» Work instructions: Copy the data below exactly, omitting any picture it contains.
** BEGIN Material **
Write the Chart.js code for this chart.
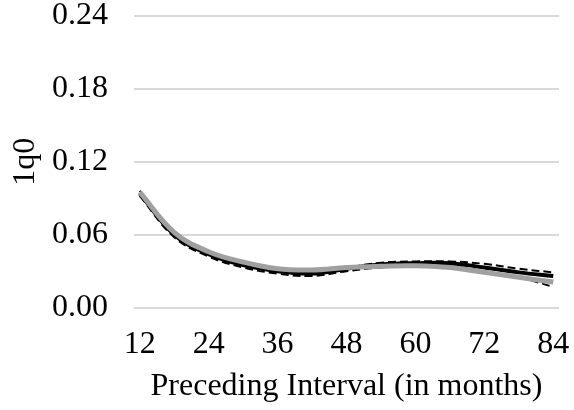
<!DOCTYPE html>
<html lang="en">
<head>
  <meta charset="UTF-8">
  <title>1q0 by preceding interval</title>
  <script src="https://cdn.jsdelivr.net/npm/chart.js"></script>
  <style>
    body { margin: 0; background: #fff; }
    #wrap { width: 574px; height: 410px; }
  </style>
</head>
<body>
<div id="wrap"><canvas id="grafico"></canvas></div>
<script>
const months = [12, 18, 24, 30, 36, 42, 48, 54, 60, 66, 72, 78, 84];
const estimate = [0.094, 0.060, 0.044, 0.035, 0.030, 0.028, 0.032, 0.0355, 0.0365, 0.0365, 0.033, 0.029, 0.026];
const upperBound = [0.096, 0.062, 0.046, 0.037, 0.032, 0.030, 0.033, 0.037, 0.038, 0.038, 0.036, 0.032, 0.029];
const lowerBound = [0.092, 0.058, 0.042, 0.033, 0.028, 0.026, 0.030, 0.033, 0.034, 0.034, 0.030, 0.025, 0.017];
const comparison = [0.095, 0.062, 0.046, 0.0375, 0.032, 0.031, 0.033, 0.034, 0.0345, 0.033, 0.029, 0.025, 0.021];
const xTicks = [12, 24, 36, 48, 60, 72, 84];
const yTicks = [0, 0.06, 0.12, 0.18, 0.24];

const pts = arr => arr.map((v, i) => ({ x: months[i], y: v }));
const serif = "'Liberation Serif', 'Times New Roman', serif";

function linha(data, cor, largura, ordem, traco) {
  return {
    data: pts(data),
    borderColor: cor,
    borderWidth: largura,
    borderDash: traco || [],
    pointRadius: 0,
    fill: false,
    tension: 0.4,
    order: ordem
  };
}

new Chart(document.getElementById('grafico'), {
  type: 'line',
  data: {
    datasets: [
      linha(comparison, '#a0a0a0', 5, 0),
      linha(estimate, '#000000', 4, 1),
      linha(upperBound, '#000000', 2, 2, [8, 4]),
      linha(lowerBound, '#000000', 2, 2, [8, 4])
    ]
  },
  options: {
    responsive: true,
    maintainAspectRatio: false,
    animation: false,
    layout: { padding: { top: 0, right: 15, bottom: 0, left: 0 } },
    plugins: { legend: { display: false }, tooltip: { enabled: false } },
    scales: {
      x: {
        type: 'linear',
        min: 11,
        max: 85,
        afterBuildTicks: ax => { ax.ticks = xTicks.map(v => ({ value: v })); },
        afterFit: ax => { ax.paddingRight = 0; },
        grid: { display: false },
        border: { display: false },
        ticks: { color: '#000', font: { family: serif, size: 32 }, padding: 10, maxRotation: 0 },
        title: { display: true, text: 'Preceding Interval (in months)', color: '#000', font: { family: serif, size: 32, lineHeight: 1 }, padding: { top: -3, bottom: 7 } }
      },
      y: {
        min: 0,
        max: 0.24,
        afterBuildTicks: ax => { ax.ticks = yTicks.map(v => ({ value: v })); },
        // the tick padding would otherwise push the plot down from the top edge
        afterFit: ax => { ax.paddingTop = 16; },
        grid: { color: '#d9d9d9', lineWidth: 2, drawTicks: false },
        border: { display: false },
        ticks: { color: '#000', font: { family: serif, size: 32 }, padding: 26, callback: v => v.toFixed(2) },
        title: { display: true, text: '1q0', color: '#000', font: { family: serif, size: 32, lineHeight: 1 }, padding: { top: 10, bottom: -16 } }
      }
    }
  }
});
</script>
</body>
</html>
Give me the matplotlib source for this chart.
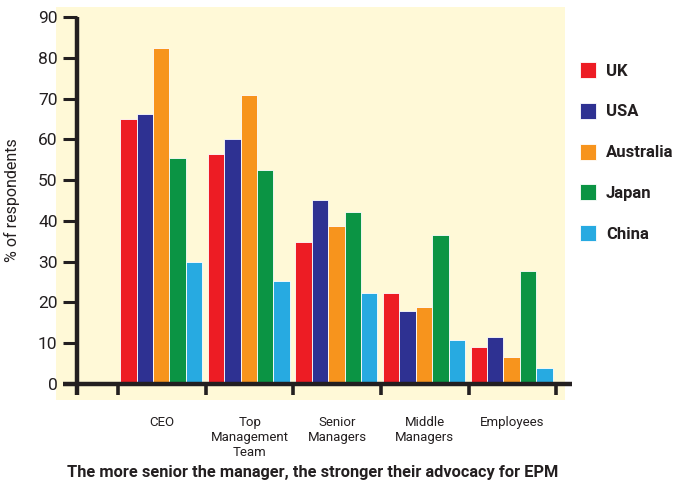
** END Material **
» Output of the task:
Write the Chart.js code for this chart.
<!DOCTYPE html>
<html lang="en">
<head>
  <meta charset="UTF-8">
  <title>1q0 by preceding interval</title>
  <script src="https://cdn.jsdelivr.net/npm/chart.js"></script>
  <style>
    body { margin: 0; background: #fff; }
    #wrap { width: 574px; height: 410px; }
  </style>
</head>
<body>
<div id="wrap"><canvas id="grafico"></canvas></div>
<script>
const months = [12, 18, 24, 30, 36, 42, 48, 54, 60, 66, 72, 78, 84];
const estimate = [0.094, 0.060, 0.044, 0.035, 0.030, 0.028, 0.032, 0.0355, 0.0365, 0.0365, 0.033, 0.029, 0.026];
const upperBound = [0.096, 0.062, 0.046, 0.037, 0.032, 0.030, 0.033, 0.037, 0.038, 0.038, 0.036, 0.032, 0.029];
const lowerBound = [0.092, 0.058, 0.042, 0.033, 0.028, 0.026, 0.030, 0.033, 0.034, 0.034, 0.030, 0.025, 0.017];
const comparison = [0.095, 0.062, 0.046, 0.0375, 0.032, 0.031, 0.033, 0.034, 0.0345, 0.033, 0.029, 0.025, 0.021];
const xTicks = [12, 24, 36, 48, 60, 72, 84];
const yTicks = [0, 0.06, 0.12, 0.18, 0.24];

const pts = arr => arr.map((v, i) => ({ x: months[i], y: v }));
const serif = "'Liberation Serif', 'Times New Roman', serif";

function linha(data, cor, largura, ordem, traco) {
  return {
    data: pts(data),
    borderColor: cor,
    borderWidth: largura,
    borderDash: traco || [],
    pointRadius: 0,
    fill: false,
    tension: 0.4,
    order: ordem
  };
}

new Chart(document.getElementById('grafico'), {
  type: 'line',
  data: {
    datasets: [
      linha(comparison, '#a0a0a0', 5, 0),
      linha(estimate, '#000000', 4, 1),
      linha(upperBound, '#000000', 2, 2, [8, 4]),
      linha(lowerBound, '#000000', 2, 2, [8, 4])
    ]
  },
  options: {
    responsive: true,
    maintainAspectRatio: false,
    animation: false,
    layout: { padding: { top: 0, right: 15, bottom: 0, left: 0 } },
    plugins: { legend: { display: false }, tooltip: { enabled: false } },
    scales: {
      x: {
        type: 'linear',
        min: 11,
        max: 85,
        afterBuildTicks: ax => { ax.ticks = xTicks.map(v => ({ value: v })); },
        afterFit: ax => { ax.paddingRight = 0; },
        grid: { display: false },
        border: { display: false },
        ticks: { color: '#000', font: { family: serif, size: 32 }, padding: 10, maxRotation: 0 },
        title: { display: true, text: 'Preceding Interval (in months)', color: '#000', font: { family: serif, size: 32, lineHeight: 1 }, padding: { top: -3, bottom: 7 } }
      },
      y: {
        min: 0,
        max: 0.24,
        afterBuildTicks: ax => { ax.ticks = yTicks.map(v => ({ value: v })); },
        // the tick padding would otherwise push the plot down from the top edge
        afterFit: ax => { ax.paddingTop = 16; },
        grid: { color: '#d9d9d9', lineWidth: 2, drawTicks: false },
        border: { display: false },
        ticks: { color: '#000', font: { family: serif, size: 32 }, padding: 26, callback: v => v.toFixed(2) },
        title: { display: true, text: '1q0', color: '#000', font: { family: serif, size: 32, lineHeight: 1 }, padding: { top: 10, bottom: -16 } }
      }
    }
  }
});
</script>
</body>
</html>
Give me the matplotlib source for this chart.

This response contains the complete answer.